17. Intentional “Doing Nothing” Time: Scheduled Laziness
This sounds paradoxical. Schedule nothing. That’s the point.
Pick thirty minutes. Sit in your camp chair. No book. No phone. No journal. No podcast. No whittling. No cloud watching even—that’s technically doing something.
Just sit.
Let boredom happen. Let your brain wander wherever it wants. Don’t guide it. Don’t judge it. Notice what arises when you stop filling every moment.
Half an hour of nothing often produces more clarity than hours of forced meditation. The mind needs fallow periods. Give it one.
18. Aromatic Pine Needle Rubbing: Nature’s Diffuser
Trees release compounds called phytoncides—natural oils that, when inhaled, actually reduce stress hormones. Japanese researchers proved this. Trees quite literally lower your blood pressure.
Collect fallen pine needles, cedar bits, or spruce tips. Crush them between your fingers. Inhale deeply.
Notice how forest smells shift with each species. Pine sharp and clean. Cedar warm and woody. Fir almost citrusy.
You’re not being weird sniffing your hands. You’re engaging in scientifically validated forest aromatherapy. If anyone asks, tell them it’s research.
19. The “Soft Gaze” Technique: Stop Staring So Intensely
Normally we focus hard—on screens, on tasks, on identifying that distant animal that might be a bear but is probably a stump.
Soft gaze requires the opposite. Relax your eyes. Let your vision go slightly unfocused. Take in the whole landscape at once rather than zeroing in on details.
This switches your brain from “high alert mode” (predator detection) to “panorama mode” (everything’s fine, enjoy the view).
Try it for five minutes. The world softens. Your shoulders drop. That stump still looks like a bear, but you’re too relaxed to care.
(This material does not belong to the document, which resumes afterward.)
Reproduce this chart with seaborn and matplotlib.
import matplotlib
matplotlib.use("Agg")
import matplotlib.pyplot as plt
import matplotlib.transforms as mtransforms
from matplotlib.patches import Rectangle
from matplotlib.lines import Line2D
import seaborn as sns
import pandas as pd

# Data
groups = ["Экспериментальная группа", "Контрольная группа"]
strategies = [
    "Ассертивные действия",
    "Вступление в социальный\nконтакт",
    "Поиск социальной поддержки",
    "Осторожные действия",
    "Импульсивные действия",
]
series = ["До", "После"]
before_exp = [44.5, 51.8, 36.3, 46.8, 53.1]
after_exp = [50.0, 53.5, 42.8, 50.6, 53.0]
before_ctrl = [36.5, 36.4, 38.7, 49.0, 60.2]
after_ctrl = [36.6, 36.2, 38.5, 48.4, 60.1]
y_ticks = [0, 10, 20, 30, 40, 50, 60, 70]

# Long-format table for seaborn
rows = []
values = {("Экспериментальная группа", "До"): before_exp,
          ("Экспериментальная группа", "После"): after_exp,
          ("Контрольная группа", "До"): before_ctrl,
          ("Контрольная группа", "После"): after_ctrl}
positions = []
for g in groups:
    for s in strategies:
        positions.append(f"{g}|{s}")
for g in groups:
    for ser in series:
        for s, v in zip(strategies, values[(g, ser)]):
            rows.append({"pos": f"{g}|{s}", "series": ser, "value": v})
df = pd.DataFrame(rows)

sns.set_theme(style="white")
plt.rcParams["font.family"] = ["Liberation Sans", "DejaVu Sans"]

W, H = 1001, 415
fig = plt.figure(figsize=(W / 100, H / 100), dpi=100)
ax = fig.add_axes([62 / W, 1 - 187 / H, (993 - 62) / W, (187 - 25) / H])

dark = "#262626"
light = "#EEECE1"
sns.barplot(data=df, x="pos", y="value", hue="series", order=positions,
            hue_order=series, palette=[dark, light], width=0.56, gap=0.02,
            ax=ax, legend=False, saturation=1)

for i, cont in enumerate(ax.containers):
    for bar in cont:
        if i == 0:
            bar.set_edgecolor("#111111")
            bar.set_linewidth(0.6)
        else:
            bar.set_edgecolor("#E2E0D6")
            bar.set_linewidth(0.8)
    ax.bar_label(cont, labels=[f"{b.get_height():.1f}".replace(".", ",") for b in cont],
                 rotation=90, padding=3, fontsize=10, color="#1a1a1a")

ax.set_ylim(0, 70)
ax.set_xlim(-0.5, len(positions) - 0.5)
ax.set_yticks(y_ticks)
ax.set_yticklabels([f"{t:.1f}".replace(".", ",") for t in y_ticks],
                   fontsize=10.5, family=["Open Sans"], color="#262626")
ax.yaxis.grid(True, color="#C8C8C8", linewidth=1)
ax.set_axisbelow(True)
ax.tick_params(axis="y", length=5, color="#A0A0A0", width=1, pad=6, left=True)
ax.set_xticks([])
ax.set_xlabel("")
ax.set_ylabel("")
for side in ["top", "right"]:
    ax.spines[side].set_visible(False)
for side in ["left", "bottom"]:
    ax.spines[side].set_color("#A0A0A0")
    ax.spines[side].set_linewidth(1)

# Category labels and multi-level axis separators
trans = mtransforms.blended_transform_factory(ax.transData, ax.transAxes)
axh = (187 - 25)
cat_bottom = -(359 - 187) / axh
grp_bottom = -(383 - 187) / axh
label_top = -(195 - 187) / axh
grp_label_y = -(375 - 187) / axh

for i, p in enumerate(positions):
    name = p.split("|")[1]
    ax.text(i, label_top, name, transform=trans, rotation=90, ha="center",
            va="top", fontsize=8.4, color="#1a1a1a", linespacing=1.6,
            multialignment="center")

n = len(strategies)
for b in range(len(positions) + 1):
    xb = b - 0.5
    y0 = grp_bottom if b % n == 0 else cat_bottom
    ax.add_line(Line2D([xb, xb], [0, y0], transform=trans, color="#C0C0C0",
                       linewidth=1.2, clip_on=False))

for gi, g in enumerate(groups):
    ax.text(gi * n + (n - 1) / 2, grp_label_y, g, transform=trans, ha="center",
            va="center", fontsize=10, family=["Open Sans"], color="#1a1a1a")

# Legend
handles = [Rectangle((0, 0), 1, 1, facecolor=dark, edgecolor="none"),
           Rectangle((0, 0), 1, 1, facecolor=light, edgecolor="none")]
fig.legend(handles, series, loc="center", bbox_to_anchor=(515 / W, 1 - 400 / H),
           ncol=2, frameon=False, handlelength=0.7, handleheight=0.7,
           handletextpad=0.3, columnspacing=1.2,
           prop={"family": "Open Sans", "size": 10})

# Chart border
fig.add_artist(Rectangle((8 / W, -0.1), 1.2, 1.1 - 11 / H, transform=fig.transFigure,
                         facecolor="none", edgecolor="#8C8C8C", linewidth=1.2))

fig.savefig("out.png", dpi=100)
20. Gratitude for Shelter: Your Tent Loves You
At day’s end, crawl into your sleeping bag. Before sleep takes you, pause.
Notice the fabric inches from your face. That thin layer separates you from cold, wind, rain, and crawling things. It’s remarkably flimsy protection against the wilderness, yet it works.
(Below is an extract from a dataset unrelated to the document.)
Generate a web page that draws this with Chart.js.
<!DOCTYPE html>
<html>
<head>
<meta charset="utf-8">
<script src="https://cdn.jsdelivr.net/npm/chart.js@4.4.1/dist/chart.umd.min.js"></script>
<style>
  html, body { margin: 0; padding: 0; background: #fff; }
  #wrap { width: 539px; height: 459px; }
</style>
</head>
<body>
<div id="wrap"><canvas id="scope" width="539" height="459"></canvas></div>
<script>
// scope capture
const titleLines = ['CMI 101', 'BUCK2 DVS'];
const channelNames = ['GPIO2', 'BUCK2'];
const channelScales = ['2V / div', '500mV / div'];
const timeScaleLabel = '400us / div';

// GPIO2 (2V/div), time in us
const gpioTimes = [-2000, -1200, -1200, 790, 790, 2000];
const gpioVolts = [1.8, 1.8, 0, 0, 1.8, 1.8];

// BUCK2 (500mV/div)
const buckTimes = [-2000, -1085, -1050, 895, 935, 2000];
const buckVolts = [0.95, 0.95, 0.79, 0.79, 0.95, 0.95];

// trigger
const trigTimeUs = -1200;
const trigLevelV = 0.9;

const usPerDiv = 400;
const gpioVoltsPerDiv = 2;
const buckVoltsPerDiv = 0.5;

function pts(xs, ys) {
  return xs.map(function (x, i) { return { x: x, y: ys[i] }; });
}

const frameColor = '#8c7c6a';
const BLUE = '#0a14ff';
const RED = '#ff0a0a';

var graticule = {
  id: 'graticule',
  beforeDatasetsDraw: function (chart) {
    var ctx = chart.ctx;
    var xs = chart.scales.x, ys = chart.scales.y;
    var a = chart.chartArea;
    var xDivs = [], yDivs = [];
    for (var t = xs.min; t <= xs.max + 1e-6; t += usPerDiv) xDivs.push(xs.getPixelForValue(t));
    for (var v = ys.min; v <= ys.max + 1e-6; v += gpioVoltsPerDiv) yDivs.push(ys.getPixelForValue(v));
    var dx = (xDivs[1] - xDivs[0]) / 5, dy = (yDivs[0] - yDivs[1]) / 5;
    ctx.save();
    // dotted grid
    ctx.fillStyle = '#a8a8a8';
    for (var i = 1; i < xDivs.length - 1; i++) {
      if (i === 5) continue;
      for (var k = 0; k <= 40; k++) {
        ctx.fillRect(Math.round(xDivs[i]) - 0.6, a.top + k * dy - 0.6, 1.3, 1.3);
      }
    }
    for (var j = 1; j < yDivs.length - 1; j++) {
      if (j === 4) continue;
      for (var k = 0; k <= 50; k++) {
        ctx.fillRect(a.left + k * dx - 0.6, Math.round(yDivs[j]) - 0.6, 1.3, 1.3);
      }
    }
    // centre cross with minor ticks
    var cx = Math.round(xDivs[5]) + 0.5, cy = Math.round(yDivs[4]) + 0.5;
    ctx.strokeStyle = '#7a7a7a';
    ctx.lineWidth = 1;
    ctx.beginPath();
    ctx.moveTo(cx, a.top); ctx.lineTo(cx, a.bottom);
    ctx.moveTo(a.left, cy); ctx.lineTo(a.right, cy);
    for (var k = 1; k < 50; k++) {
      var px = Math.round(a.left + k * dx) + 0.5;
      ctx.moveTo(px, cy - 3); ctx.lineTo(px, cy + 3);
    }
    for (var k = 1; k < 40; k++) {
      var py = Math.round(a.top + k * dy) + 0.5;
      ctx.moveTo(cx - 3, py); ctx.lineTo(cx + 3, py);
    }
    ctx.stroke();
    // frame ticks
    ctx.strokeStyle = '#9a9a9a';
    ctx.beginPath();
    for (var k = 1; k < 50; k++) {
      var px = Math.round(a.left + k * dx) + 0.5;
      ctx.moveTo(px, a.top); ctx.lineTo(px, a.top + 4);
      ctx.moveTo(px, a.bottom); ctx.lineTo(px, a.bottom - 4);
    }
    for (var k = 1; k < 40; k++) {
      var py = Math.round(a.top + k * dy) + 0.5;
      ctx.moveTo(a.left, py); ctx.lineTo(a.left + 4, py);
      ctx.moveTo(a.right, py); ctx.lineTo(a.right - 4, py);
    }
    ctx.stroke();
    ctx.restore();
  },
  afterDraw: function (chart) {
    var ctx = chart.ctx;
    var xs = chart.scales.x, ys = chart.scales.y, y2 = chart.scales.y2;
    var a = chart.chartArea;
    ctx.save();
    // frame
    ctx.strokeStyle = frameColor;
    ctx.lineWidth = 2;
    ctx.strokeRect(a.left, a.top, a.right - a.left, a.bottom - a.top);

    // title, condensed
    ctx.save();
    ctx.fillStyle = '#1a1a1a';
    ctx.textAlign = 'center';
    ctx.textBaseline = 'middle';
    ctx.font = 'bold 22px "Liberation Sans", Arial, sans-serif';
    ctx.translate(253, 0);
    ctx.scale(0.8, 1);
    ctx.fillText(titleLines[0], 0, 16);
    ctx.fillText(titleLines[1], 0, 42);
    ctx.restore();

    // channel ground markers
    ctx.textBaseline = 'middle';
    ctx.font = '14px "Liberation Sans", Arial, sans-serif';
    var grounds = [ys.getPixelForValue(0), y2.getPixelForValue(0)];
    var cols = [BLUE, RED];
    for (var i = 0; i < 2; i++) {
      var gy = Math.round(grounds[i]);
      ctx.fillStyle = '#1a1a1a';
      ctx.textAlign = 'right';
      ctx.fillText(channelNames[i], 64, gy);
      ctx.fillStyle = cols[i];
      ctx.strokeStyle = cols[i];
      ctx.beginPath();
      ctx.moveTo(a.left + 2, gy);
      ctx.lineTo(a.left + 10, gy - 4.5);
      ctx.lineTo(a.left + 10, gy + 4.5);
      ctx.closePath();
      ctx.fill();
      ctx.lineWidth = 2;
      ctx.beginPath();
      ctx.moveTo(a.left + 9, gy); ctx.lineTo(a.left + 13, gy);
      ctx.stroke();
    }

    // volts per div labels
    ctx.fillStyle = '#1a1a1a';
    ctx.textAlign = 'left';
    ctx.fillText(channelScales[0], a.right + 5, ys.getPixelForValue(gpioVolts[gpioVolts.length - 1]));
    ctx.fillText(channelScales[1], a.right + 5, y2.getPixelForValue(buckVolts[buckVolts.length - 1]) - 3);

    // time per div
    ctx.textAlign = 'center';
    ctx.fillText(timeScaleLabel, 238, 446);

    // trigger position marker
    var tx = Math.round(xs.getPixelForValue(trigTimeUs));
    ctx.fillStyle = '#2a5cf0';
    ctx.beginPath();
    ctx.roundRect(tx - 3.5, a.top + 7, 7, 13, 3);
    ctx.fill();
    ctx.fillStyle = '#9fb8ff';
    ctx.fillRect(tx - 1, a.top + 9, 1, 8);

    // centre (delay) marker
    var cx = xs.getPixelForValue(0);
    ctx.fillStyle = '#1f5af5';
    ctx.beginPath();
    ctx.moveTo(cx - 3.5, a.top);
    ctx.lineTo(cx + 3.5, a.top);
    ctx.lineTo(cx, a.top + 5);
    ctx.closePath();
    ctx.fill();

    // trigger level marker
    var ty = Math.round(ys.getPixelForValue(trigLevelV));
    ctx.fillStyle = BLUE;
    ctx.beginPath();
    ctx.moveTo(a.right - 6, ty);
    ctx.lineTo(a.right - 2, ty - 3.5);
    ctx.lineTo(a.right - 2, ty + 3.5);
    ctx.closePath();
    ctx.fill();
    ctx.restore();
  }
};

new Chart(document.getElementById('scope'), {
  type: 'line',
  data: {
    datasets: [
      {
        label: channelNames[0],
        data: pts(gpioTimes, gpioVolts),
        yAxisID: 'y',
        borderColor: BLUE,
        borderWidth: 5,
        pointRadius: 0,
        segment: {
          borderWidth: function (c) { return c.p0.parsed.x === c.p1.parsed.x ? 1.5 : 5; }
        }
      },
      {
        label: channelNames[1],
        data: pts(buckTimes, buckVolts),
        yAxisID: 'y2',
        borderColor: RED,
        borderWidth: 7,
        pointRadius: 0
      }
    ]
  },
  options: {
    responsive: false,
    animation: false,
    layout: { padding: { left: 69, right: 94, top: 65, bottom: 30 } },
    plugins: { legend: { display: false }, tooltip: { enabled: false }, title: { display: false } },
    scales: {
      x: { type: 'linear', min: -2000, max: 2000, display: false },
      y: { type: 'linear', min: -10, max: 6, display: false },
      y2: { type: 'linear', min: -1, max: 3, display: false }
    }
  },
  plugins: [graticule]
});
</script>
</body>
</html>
Acknowledge the safety. The warmth. The zipper that mostly works. The way your tent held steady against that 3 AM wind gust.
Your temporary home kept you alive another night. That deserves recognition.
21. Slow-Motion Sunrise: The 7 AM Show Worth Attending
Wake early. Earlier than seems reasonable. Position yourself facing east.
Watch the sky shift from grey to pink to gold. Notice the exact moment color appears. Feel when the first warmth touches your skin—it arrives before the sun visibly crests the horizon.
Birds increase their volume gradually, like a nature soundtrack fading in. Dew sparkles momentarily before evaporating. The whole world wakes up, and you’re watching.
Most people miss this daily miracle because they’re asleep or rushing. You’re neither. You’re just present, witnessing Earth’s most reliable spectacular performance.
Conclusion: You Don’t Need Perfection, Just Presence
Here’s the secret nobody tells you about mindfulness in nature: you’ll fail at it constantly. Your mind will wander to groceries. You’ll forget which sense comes third in 5-4-3-2-1. You’ll stare at flames while mentally composing emails.
That’s fine. That’s actually the whole point.
Mindfulness isn’t achieving some perfect Zen state where thoughts never intrude. It’s the repeated, gentle act of noticing you’ve wandered and returning to now. Nature provides the perfect playground for this practice—air fresher, colors sharper, pace set by sunrise rather than deadlines.
Try one of these. Try three. Try laughing at how silly you feel attempting any of them. The woods don’t judge. The trees keep photosynthesizing. And you, despite your wandering mind, return home not just rested but genuinely recharged.